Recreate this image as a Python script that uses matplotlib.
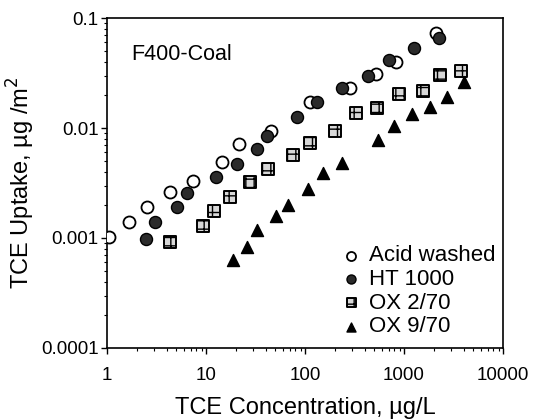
import matplotlib
matplotlib.use("Agg")
import matplotlib.pyplot as plt
from matplotlib.ticker import FixedLocator, FixedFormatter, LogLocator, NullFormatter

plt.rcParams['font.family'] = ['Liberation Sans', 'DejaVu Sans']

# Acid washed (open circles)
acid_x = [1.05, 1.67, 2.55, 4.33, 7.45, 14.4, 21.5, 45, 112, 285, 521, 830, 2105]
acid_y = [0.00103, 0.0014, 0.0019, 0.00264, 0.0033, 0.00494, 0.00716, 0.00946,
          0.0173, 0.0232, 0.031, 0.0398, 0.0726]

# HT 1000 (filled circles)
ht_x = [2.46, 3.05, 5.06, 6.47, 12.5, 20.4, 32.5, 41.6, 83.7, 133, 235, 436, 705, 1270, 2258]
ht_y = [0.00098, 0.0014, 0.0019, 0.00258, 0.0036, 0.0047, 0.0065, 0.00845,
        0.0127, 0.0173, 0.023, 0.0299, 0.0415, 0.0537, 0.0662]

# OX 2/70 (squares)
ox2_x = [4.33, 9.4, 12.1, 17.5, 27.8, 42, 76, 112, 201, 327, 538, 890, 1568, 2311, 3733]
ox2_y = [0.000925, 0.00129, 0.00177, 0.00237, 0.00325, 0.00424, 0.00569, 0.00734,
         0.0094, 0.0136, 0.0151, 0.0202, 0.0218, 0.0303, 0.0332]

# OX 9/70 (triangles)
ox9_x = [18.6, 25.8, 33, 51, 68, 108, 153, 235, 542, 798, 1213, 1832, 2742, 4070]
ox9_y = [0.00063, 0.00082, 0.00117, 0.00158, 0.002, 0.00277, 0.00387, 0.00478,
         0.00778, 0.0105, 0.0133, 0.0154, 0.0193, 0.0264]

x_ticks = [1, 10, 100, 1000, 10000]
x_labels = ["1", "10", "100", "1000", "10000"]
y_ticks = [0.0001, 0.001, 0.01, 0.1]
y_labels = ["0.0001", "0.001", "0.01", "0.1"]

fig = plt.figure(figsize=(5.38, 4.19), dpi=100)
ax = fig.add_axes([0.199, 0.1695, 0.736, 0.7875])

ms = 75
ax.scatter(acid_x, acid_y, s=ms, marker='o', facecolors='white', edgecolors='black',
           linewidths=1.3, label="Acid washed", zorder=3)
ax.scatter(ht_x, ht_y, s=ms, marker='o', facecolors='#2b2b2b', edgecolors='black',
           linewidths=1.0, label="HT 1000", zorder=4)
ax.scatter(ox2_x, ox2_y, s=ms, marker='s', facecolors='#d8d8d8', edgecolors='black',
           linewidths=1.4, hatch='++', label="OX 2/70", zorder=3)
ax.scatter(ox9_x, ox9_y, s=ms, marker='^', facecolors='black', edgecolors='black',
           linewidths=1.0, label="OX 9/70", zorder=3)

ax.set_xscale('log')
ax.set_yscale('log')
ax.set_xlim(1, 10000)
ax.set_ylim(0.0001, 0.1)

ax.xaxis.set_major_locator(FixedLocator(x_ticks))
ax.xaxis.set_major_formatter(FixedFormatter(x_labels))
ax.yaxis.set_major_locator(FixedLocator(y_ticks))
ax.yaxis.set_major_formatter(FixedFormatter(y_labels))
ax.xaxis.set_minor_locator(LogLocator(base=10, subs=range(2, 10), numticks=20))
ax.yaxis.set_minor_locator(LogLocator(base=10, subs=range(2, 10), numticks=20))
ax.xaxis.set_minor_formatter(NullFormatter())
ax.yaxis.set_minor_formatter(NullFormatter())

ax.tick_params(which='major', direction='out', length=4, width=1.0, labelsize=13.5)
ax.tick_params(axis='x', which='major', pad=10)
ax.tick_params(axis='y', which='major', pad=2)
ax.tick_params(which='minor', direction='out', length=2.5, width=0.8)
ax.tick_params(top=False, right=False)
for sp in ax.spines.values():
    sp.set_linewidth(1.2)

ax.set_xlabel("TCE Concentration, µg/L", fontsize=17, labelpad=9)
ax.set_ylabel("TCE Uptake, µg /m$^2$", fontsize=17, labelpad=3)

ax.text(0.06, 0.873, "F400-Coal", transform=ax.transAxes, fontsize=15.5, va='baseline')

ax.legend(loc='lower right', bbox_to_anchor=(1.02, -0.015), frameon=False, fontsize=16,
          handletextpad=0.2, labelspacing=0.12, markerscale=0.75, borderaxespad=0.3,
          handlelength=1.2)

fig.savefig("out.png", dpi=100)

#### Work to do:
Look through the data above. Copy every line with the string "matplotlib" in it.

#### Response:
Recreate this image as a Python script that uses matplotlib.
import matplotlib
matplotlib.use("Agg")
import matplotlib.pyplot as plt
from matplotlib.ticker import FixedLocator, FixedFormatter, LogLocator, NullFormatter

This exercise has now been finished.